Rajasthan HC Says 40 Years of ‘Temporary’ Service Is Regular: Contract Employees to Receive Pension
Digital Desk
In a significant ruling that could influence service matters across Rajasthan, the Jodhpur bench of the High Court has held that decades of continuous service cannot be dismissed as “temporary” merely by nomenclature. The court directed that employees who served for nearly 40 years be treated as regular Class IV staff from the date of their initial appointment and granted full retirement benefits, including pension.
Justice Rekha Borana delivered the order while hearing petitions filed by Satyanarayan Sharma of Bhilwara and 10 others from Pali and Bhilwara districts.
The petitioners argued that despite working uninterruptedly for four decades in Panchayati Raj institutions, they were never regularised and were denied retirement benefits. The state contended that their original appointments did not follow the standard recruitment process and that they were retained only on humanitarian grounds after the abolition of octroi posts.

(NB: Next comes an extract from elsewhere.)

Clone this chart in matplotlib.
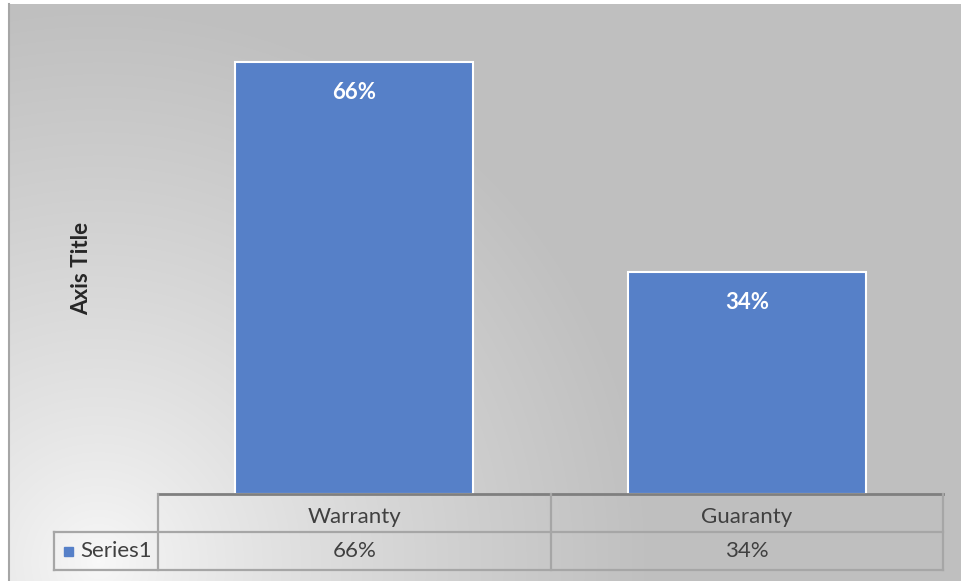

The court rejected the state’s argument, noting that the petitioners’ long, undisputed service made it untenable to classify their roles as temporary. It cited earlier judgments in Kanhaiyalal Nai and Lalaram Saini, holding that extended, continuous service must be treated as substantive and that no administrative action can negate rights accruing from such service.
Sharma, appointed as a temporary gatekeeper in Panchayat Samiti Lunkaransar in 1981 and later designated an octroi guard, continued to work even after octroi was abolished. Although a 1998 state order protected such employees from retrenchment and a 2016 directive granted them minimum pay scales, he was excluded from the list of beneficiaries.
The High Court ruled that all 11 petitioners be recognised as regular employees from their initial appointment dates and receive pensionary benefits. However, they will not be eligible for arrears linked to pay fixation.
The judgment is expected to bring relief to long-serving contract and temporary workers facing similar disputes across the state.